The shoot took place in the restaurant where Ali works (as he was unable to get time off to do the interview), and Ibtisem explained that it was the sense of familiarity, coupled with Ali being allowed to speak in Arabic, that made him comfortable enough to open up to the crew about himself.

“I told him to do as he wished. If he wanted to tell his story, he could go ahead, and if he did not feel comfortable at any point, he could stop. Ali was very tired by the end of the shoot, but he needed to tell his story,” she said.

Always working

The film opens with Ali being asked to prepare an “orange, lemon” juice in the middle of the shoot.

“He would stop, return, I would get him talking and he would stop again,” she said, detailing how they had to film amidst the chaos of people ordering.

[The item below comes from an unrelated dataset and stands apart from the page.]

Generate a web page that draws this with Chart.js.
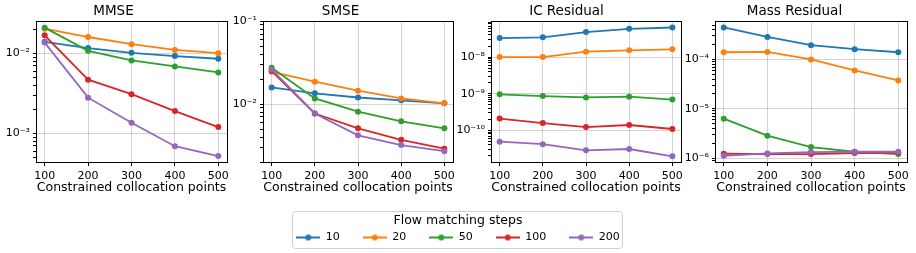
<!DOCTYPE html>
<html>
<head>
<meta charset="utf-8">
<script src="https://cdn.jsdelivr.net/npm/chart.js@4.4.1/dist/chart.umd.min.js"></script>
<style>
  body { margin: 0; background: #fff; width: 916px; height: 253px; overflow: hidden; position: relative; }
  canvas { position: absolute; }
</style>
</head>
<body>
<canvas id="c1" width="234" height="196" style="left:0px;top:0px"></canvas>
<canvas id="c2" width="232" height="196" style="left:228px;top:0px"></canvas>
<canvas id="c3" width="236" height="196" style="left:452px;top:0px"></canvas>
<canvas id="c4" width="234" height="196" style="left:682px;top:0px"></canvas>
<canvas id="leg" width="420" height="140" style="left:248px;top:201px"></canvas>
<script>
const points = [100, 200, 300, 400, 500];
const steps = ["10", "20", "50", "100", "200"];
const colors = ["#1f77b4", "#ff7f0e", "#2ca02c", "#d62728", "#9467bd"];

// one row per flow matching step count, same order as steps
const mmse = [
  [0.0140, 0.0117, 0.0102, 0.0093, 0.0086],
  [0.0205, 0.0161, 0.0131, 0.0111, 0.0101],
  [0.0211, 0.0108, 0.0082, 0.0069, 0.0058],
  [0.0169, 0.0047, 0.0031, 0.0019, 0.0012],
  [0.0137, 0.0028, 0.00136, 0.00069, 0.00052]
];
const smse = [
  [0.0159, 0.0135, 0.0120, 0.0111, 0.0102],
  [0.0245, 0.0186, 0.0145, 0.0117, 0.0102],
  [0.0274, 0.0117, 0.0081, 0.0062, 0.0051],
  [0.0250, 0.0077, 0.0051, 0.0037, 0.0029],
  [0.0262, 0.0077, 0.0042, 0.0032, 0.0027]
];
const icResidual = [
  [3.3e-8, 3.44e-8, 4.8e-8, 5.9e-8, 6.4e-8],
  [1.0e-8, 1.0e-8, 1.4e-8, 1.52e-8, 1.62e-8],
  [9.6e-10, 8.6e-10, 7.9e-10, 8.3e-10, 6.9e-10],
  [2.1e-10, 1.58e-10, 1.23e-10, 1.4e-10, 1.09e-10],
  [4.9e-11, 4.2e-11, 2.85e-11, 3.1e-11, 1.96e-11]
];
const massResidual = [
  [4.46e-4, 2.87e-4, 1.95e-4, 1.62e-4, 1.4e-4],
  [1.4e-4, 1.42e-4, 1.0e-4, 5.98e-5, 3.75e-5],
  [6.3e-6, 2.84e-6, 1.67e-6, 1.34e-6, 1.2e-6],
  [1.22e-6, 1.2e-6, 1.2e-6, 1.26e-6, 1.28e-6],
  [1.11e-6, 1.24e-6, 1.32e-6, 1.34e-6, 1.34e-6]
];

Chart.defaults.font.family = "'DejaVu Sans', sans-serif";
Chart.defaults.color = "#000";

const gridColor = "rgba(0,0,0,0.17)";
const supDigits = { "0": "⁰", "1": "¹", "2": "²", "3": "³", "4": "⁴", "5": "⁵", "6": "⁶", "7": "⁷", "8": "⁸", "9": "⁹", "-": "⁻" };

function isDecade(v) {
  const e = Math.log10(v);
  return Math.abs(e - Math.round(e)) < 1e-6;
}
function decadeLabel(v) {
  const e = String(Math.round(Math.log10(v)));
  return "10" + e.split("").map(c => supDigits[c]).join("");
}
function logTicks(min, max) {
  const out = [];
  for (let e = Math.floor(Math.log10(min)); e <= Math.ceil(Math.log10(max)); e++) {
    for (let m = 1; m < 10; m++) {
      const v = m * Math.pow(10, e);
      if (v >= min * 0.9999 && v <= max * 1.0001) out.push({ value: v, major: m === 1 });
    }
  }
  return out;
}

// matplotlib draws all four spines
const framePlugin = {
  id: "frame",
  afterDraw(chart) {
    const a = chart.chartArea, ctx = chart.ctx;
    ctx.save();
    ctx.strokeStyle = "#000";
    ctx.lineWidth = 1;
    ctx.strokeRect(Math.round(a.left) + 0.5, Math.round(a.top) + 0.5,
      Math.round(a.right - a.left), Math.round(a.bottom - a.top));
    ctx.restore();
  }
};

function drawPanel(id, title, rows, ymin, ymax, yWidth, rightPad) {
  const ctx = document.getElementById(id).getContext("2d");
  return new Chart(ctx, {
    type: "line",
    data: {
      datasets: rows.map((row, i) => ({
        label: steps[i],
        data: points.map((p, j) => ({ x: p, y: row[j] })),
        borderColor: colors[i],
        backgroundColor: colors[i],
        borderWidth: 1.8,
        pointRadius: 3,
        pointBorderWidth: 0,
        pointBackgroundColor: colors[i],
        tension: 0,
        clip: false,
        order: rows.length - i
      }))
    },
    options: {
      responsive: false,
      animation: false,
      devicePixelRatio: 1,
      layout: { padding: { left: 0, right: rightPad, top: 0, bottom: 0 } },
      plugins: {
        legend: { display: false },
        tooltip: { enabled: false },
        title: {
          display: true,
          text: title,
          color: "#000",
          font: { size: 13.5, weight: "normal" },
          padding: { top: 3, bottom: 2 }
        }
      },
      scales: {
        x: {
          type: "linear",
          min: 80,
          max: 520,
          afterBuildTicks(s) { s.ticks = points.map(v => ({ value: v })); },
          afterFit(s) { s.height = 34; },
          ticks: { font: { size: 11 }, color: "#000", padding: 4, maxRotation: 0, autoSkip: false },
          grid: { color: gridColor, tickColor: "#000", tickLength: 4 },
          border: { display: false },
          title: {
            display: true,
            text: "Constrained collocation points",
            color: "#000",
            font: { size: 12.5 },
            padding: { top: 0, bottom: 1 }
          }
        },
        y: {
          type: "logarithmic",
          min: ymin,
          max: ymax,
          afterBuildTicks(s) { s.ticks = logTicks(ymin, ymax); },
          afterFit(s) { s.width = yWidth; },
          ticks: {
            font: { size: 11 },
            color: "#000",
            padding: 3,
            autoSkip: false,
            callback: v => isDecade(v) ? decadeLabel(v) : ""
          },
          grid: {
            color: c => (c.tick && isDecade(c.tick.value)) ? gridColor : "rgba(0,0,0,0)",
            tickColor: "#000",
            tickLength: 3
          },
          border: { display: false }
        }
      }
    },
    plugins: [framePlugin]
  });
}

drawPanel("c1", "MMSE", mmse, 4.38e-4, 0.0254, 36, 7);
drawPanel("c2", "SMSE", smse, 0.002, 0.1, 35, 7);
drawPanel("c3", "IC Residual", icResidual, 1.37e-11, 9.5e-8, 39, 7);
drawPanel("c4", "Mass Residual", massResidual, 8.3e-7, 5.98e-4, 33, 9);

// legend marker: short line with a dot, like matplotlib
function legendIcon(color) {
  const c = document.createElement("canvas");
  c.width = 24;
  c.height = 8;
  const g = c.getContext("2d");
  g.strokeStyle = color;
  g.lineWidth = 2;
  g.beginPath();
  g.moveTo(0, 4);
  g.lineTo(24, 4);
  g.stroke();
  g.fillStyle = color;
  g.beginPath();
  g.arc(12, 4, 3, 0, Math.PI * 2);
  g.fill();
  return c;
}

const legendFrame = {
  id: "legendFrame",
  afterDraw(chart) {
    const boxes = chart.legend.legendHitBoxes;
    let left = Infinity, right = -Infinity, mid = 0;
    boxes.forEach(b => {
      left = Math.min(left, b.left);
      right = Math.max(right, b.left + b.width);
      mid = b.top + b.height / 2;
    });
    const ctx = chart.ctx;
    ctx.save();
    ctx.strokeStyle = "#d0d0d0";
    ctx.lineWidth = 1;
    ctx.beginPath();
    ctx.roundRect(Math.round(left - 4) + 0.5, Math.round(mid - 27) + 0.5, Math.round(right - left + 7), 37, 3);
    ctx.stroke();
    ctx.restore();
  }
};

new Chart(document.getElementById("leg").getContext("2d"), {
  type: "line",
  data: {
    datasets: steps.map((s, i) => ({
      label: s,
      data: [],
      borderColor: colors[i],
      backgroundColor: colors[i],
      pointStyle: legendIcon(colors[i])
    }))
  },
  options: {
    responsive: false,
    animation: false,
    devicePixelRatio: 1,
    layout: { padding: { top: 10 } },
    scales: { x: { display: false }, y: { display: false } },
    plugins: {
      tooltip: { enabled: false },
      legend: {
        position: "top",
        align: "center",
        title: {
          display: true,
          text: "Flow matching steps",
          color: "#000",
          font: { size: 12.5 },
          padding: { top: 3, bottom: -20 }
        },
        labels: {
          usePointStyle: true,
          pointStyleWidth: 24,
          font: { size: 11 },
          color: "#000",
          padding: 23,
          boxHeight: 11
        }
      }
    }
  },
  plugins: [legendFrame]
});
</script>
</body>
</html>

“There was a period where it was quiet and he just told me his story. That’s when I got those moments.”

The ‘moments’ were scenes where Ali would pause after saying something, as the atmosphere and weight of his prior words would bleed through the screen.

“It is very hard, especially for a man in this day and age to show vulnerability. I think you can see that a lot with him. I am glad a lot of people could feel it through his pauses.”

Filmed in a single day, Ibtisem had just three days to complete the film before the submission deadline.

For her, the hardest part was the editing and post-production process, as she had to transcribe everything, cut the video and then figure out how to make the short film interesting without being misleading.

“I actually thought we did not make it, because I submitted it ten minutes before the deadline,” she explained laughing.

Ibtisem Ben Nassib’s Ali can be streamed for free on HBO GO.